Tractica: It would be hard to point to three since the goal of most research has been incremental improvement in some narrow aspect of NLP. The progress has been significant enough to convince executives at some very tech-savvy companies to place enormous bets on developing NLP that interacts with people well enough to allow them to form social bonds.

The big step forward in NLP, if it happens, will be devices that you don’t type on, but talk to. They will still make mistakes, just as other people do in your social circle, but you will share with them your thoughts, needs, desires, etc. If this happens, it will create a whole new interface on top of the one we have now and will require an extensive business ecosystem to maintain it. Amazon, for example, is offering $100 million to developers to build on its Amazon Echo/Alexa platform.

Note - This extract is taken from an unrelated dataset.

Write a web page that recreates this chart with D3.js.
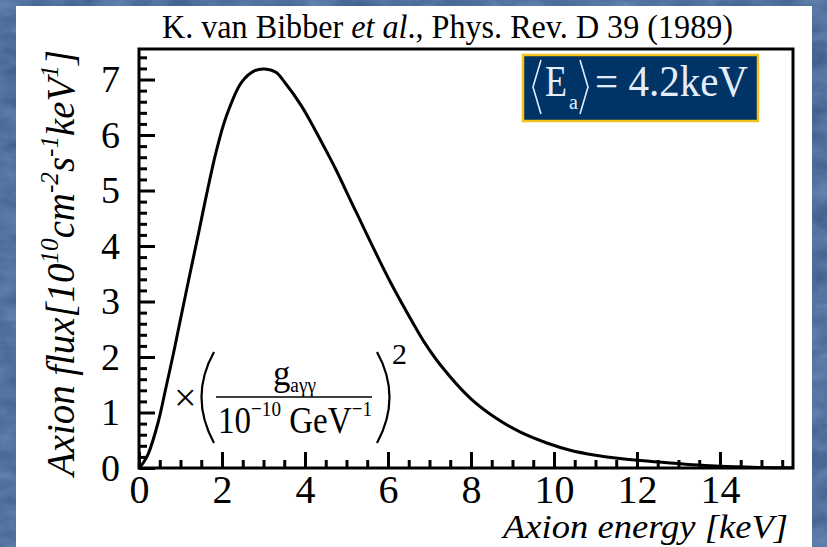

DV: Discussions about NLP disrupting business models aren’t new, but this report does seem to indicate that those disruptions will affect not just hourly wage workers but the professional classes. What are the potential consequences and are the industries and the professionals in it cognizant of that?

Tractica: Exactly. Education [for example] is based on a business model developed in the Middle Ages, when information was so scarce and expensive to transfer that you would travel many miles to hear wisdom from the mouths of the learned.

In the future when college students have a question, they may not ask the professor. They may ask their cell phone instead because the phone will presumably do a better job of answering the question for that individual student.

Having mass tutoring will certainly change the role of teachers and professors, although I am not sure it will entirely eliminate it.

[Editor’s note: The same may be said of other professions, as least for now. For example, in this interview about IBM Watson Health’s acquisition of Truven given by Anil Jain, VP of Watson Health, Jain explained that doctors will use Watson to gather data about patients with similar symptoms to an individual they are treating; they’ll review the patient’s condition in the context of related information on everything from procedures to outcomes to medical journal data to better understand their own patient’s problem in order to themselves offer improved diagnoses and treatment.]

DV: Do the positives of growing NLP influence in the world and the digital economy outweigh those negatives?

Tractica: Yes, the positives will outweigh the negatives, but it won’t be an unalloyed benefit. When the car replaced the horse, there were lots of advantages, and some disadvantages like rush hour and highway fatalities. It will be the same this time, too.

DV: The report also discusses that there is work left to do in NLP to interpret and adapt to human language. What’s the big challenge there?

Tractica: One of the biggest challenges is the need for clean and accurate data. That is such a challenge that I wrote a book, Where Data is Wealth, to examine some of these issues in detail.

DV: Deep Learning models are now commercially practical to be employed in driving NLP that adapts to new conditions, we’re told in the report. How does Deep Learning provide this benefit?

Tractica: Deep Learning is an enabling technology. It does not necessarily do anything that can’t be done in other ways; it just allows it to be done faster, more accurately, and with fewer lines of code.

DV: As you allude to, we’ve seen the AI winter before and there are risks that if NLP doesn’t meet expectations this time around by surmounting its challenges, we may see one again. How big a risk is that?

Tractica: Being old enough to have lived through a couple of AI winters myself already, I would say the risk that it will stop new research entirely is low, but the risk that AI will not meet expectations is very high. That said, it seems to be good enough to be used profitably in such commercial enterprises, as Google, Bridgewater, and Apple are demonstrating. The trick is in picking the right application to use it with. It’s not going to work well with everything.